A especialista revela que, em razão desse regime de dedicação exclusiva, de acordo com estudos realizados pelo Ministério da Defesa, os 30 anos de efetivo serviço militar que é a condição necessária para o militar ser transferido para a reserva remunerada, correspondem na verdade a 44 anos de serviço. “Assim, os militares trabalham muito mais que os trabalhadores da iniciativa privada e servidores públicos civis”.
A advogada também ressalta que os militares estão sujeitos a uma grande mobilidade geográfica, as chamadas transferências por necessidade do serviço. “Essa característica impõe sacrifícios não só ao militar, mas para toda a família, já que a mudança constante de cidade dificulta a construção de um patrimônio para a família, prejudica a educação dos filhos e impõe restrições ao cônjuge para que exerça atividade remunerada”, diz.
“Em razão dessas particularidades é que não se deve impor aos militares das Forças Armadas a mesma regra seguida pelos trabalhadores da iniciativa privada. E qualquer mudança que se pensa em fazer deve ser precedida de um estudo aprofundado para não impor ainda mais sacrifícios aos militares, que atualmente são muito mal remunerados, percebendo soldos bem inferiores aos das Polícias Militares de alguns estados, como por exemplo, da Polícia Militar do Estado de Minas Gerais e do Distrito Federal”, pontua Maria Regina Januário.
A questão da proteção social dos militares brasileiros não tem sido bem compreendida pela população, segundo Fábio Zambitte Ibrahim, coordenador do Instituto Brasileiro de Direito Previdenciário (IBDP). “O militar, tendo em vista o encargo de defender o território nacional e seu povo, seja em tempos de guerra ou paz, exige, para seu fiel cumprimento, parâmetros rigorosos de integridade física e mental. Como é a praxe no mundo, os militares, até pelo elevado desgaste de suas atividades ao longo de suas vidas profissionais, sem qualquer limitação de jornada e outras salvaguardas dos trabalhadores civis, acabam por usufruir de uma inatividade remunerada particular”.
Dados
Em outubro de 2016, um militar da reserva recebia em média R$ 9.522,00 anuais, enquanto os pensionistas, R$ 8.116,00, de acordo com dados do Ministério do Planejamento.

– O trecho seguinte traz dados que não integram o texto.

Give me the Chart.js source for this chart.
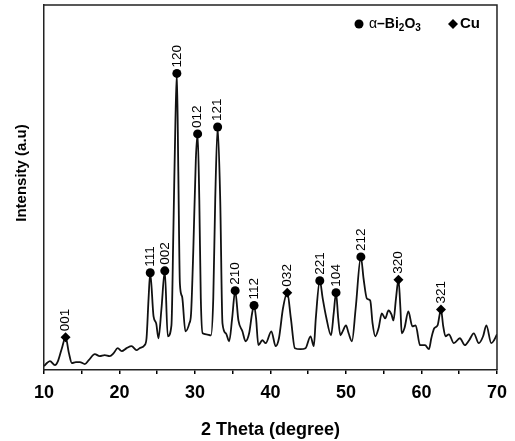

Um militar da ativa, por sua vez, recebia em média anual de R$ 4.264,00. A diferença é explicada pelo fato de o contingente em atividade ser maior e incluir patentes mais baixas. Para efeitos de comparação, o benefício médio pago hoje para os aposentados do Instituto Nacional do Seguro Social (INSS) é de R$ 1.862,00.
Segundo o ministro da Defesa, Raul Jungmann, um projeto de lei complementar com mudanças nas regras previdenciárias para os militares já está em discussão e deve ser enviado à Casa Civil entre janeiro e fevereiro de 2017. Ainda de acordo com o ministro, todas as regras poderiam ser negociadas, inclusive um aumento da contribuição e do tempo de serviço.
De acordo com o ministro da Defesa, o INSS arca somente com as pensões pagas a dependentes dos militares. Para o ministro, o déficit real é de R$ 13,85 bilhões. Já os salários dos inativos e reservistas, de acordo com Jungmann, são pagos pelo próprio Ministério da Defesa.